Bratislava, Dec 14 (CTK) – The Czech Republic is governed by the worst possible combination of forces that may secure impunity for PM Andrej Babis and re-election for President Milos Zeman, Slovak daily Dennik N wrote on Thursday, adding that the Babis-Zeman pact was confirmed again during the new cabinet’s appointment.
“Never before on this occasion made it a Czech president so ostentatiously clear how close to him the new government is,” Dennik N writes about the ceremony held on Wednesday.
“In live transmission, Zeman denied the principles of parliamentary democracy by assuring members of the new cabinet that they need not worry about whether they enjoy the lawmakers’ confidence,” Dennik N writes.
For the time being, the results of the Chamber of Deputies’ votes have been determined by a voting coalition of Babis’s ANO and the right- and left- extremists, it continues.
“Extremists have been gaining influential posts they could only dream about for many past years. Furthermore, intensive efforts are underway to secure impunity for the new PM,” the daily writes, referring to a subsidy fraud of which Babis is suspected and on the lower house’s upcoming vote on whether to release him for prosecution.
ANO has 78 seats in the 200-seat Czech Chamber of Deputies. In several key votes in the past days, it pushed proposals through together with the Communists (KSCM, 15 seats) and the anti-EU Freedom and Direct Democracy (SPD, 22 seats).
The Zeman-Babis pact works well, writes another Slovak daily, Pravda.
In exchange for the appointment of an ANO government by Zeman, ANO has not fielded its own candidate to challenge Zeman in the January direct presidential election, it writes.
“If everything goes on well, or if Zeman is re-elected and Babis’s cabinet wins [parliament’s] confidence, this can be expected to be a mere beginning of a ‘nice friendship’,” Pravda writes.
Babis’s cabinet can hardly be expected to refrain from making important decisions until it gains parliament’s confidence, the daily writes and adds that a personnel cleansing at ministries and state-run companies may be expected.
It also mentions a probable pressure to be faced by the state attorney’s office and the public media.
According to daily Sme, Zeman, with his procedure of appointing a new cabinet, caused the upcoming presidential elections to be a referendum on whether Babis should remain prime minister.
“The way Milos Zeman has in fact usurped a large part of executive power could enter textbooks dealing with the nature of Carpathian democracies,” Sme writes, in a probable allusion to Babis’s Slovak ethnicity.
“The forming and appointment of Andrej Babis’s government showed that Zeman’s creativity has not reached its climax yet,” Sme writes.

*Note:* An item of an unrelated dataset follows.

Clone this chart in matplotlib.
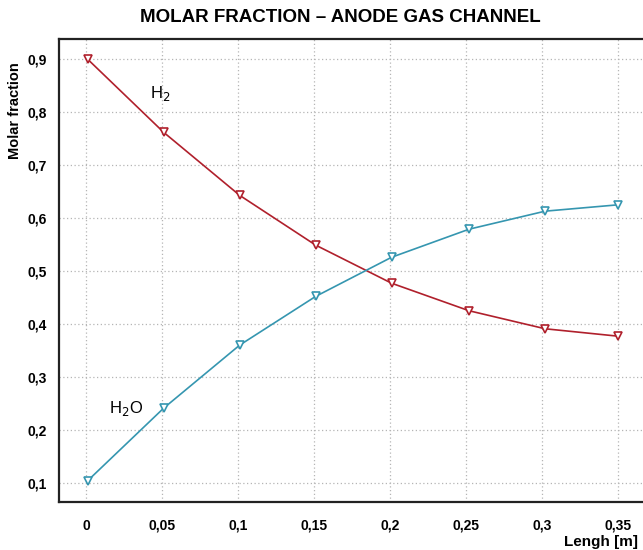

The keeping of Babis in the post of PM against the will of the Chamber of Deputies would be a coup against the constitution. In parliamentary democracy, the government must reflect the will of a majority in parliament, not of the election-winning party, Sme writes.
The guarantor of Babis’s post of PM are neither voters nor lawmakers but the president, and therefore Babis is interested in Zeman’s re-election as president in January, the paper adds.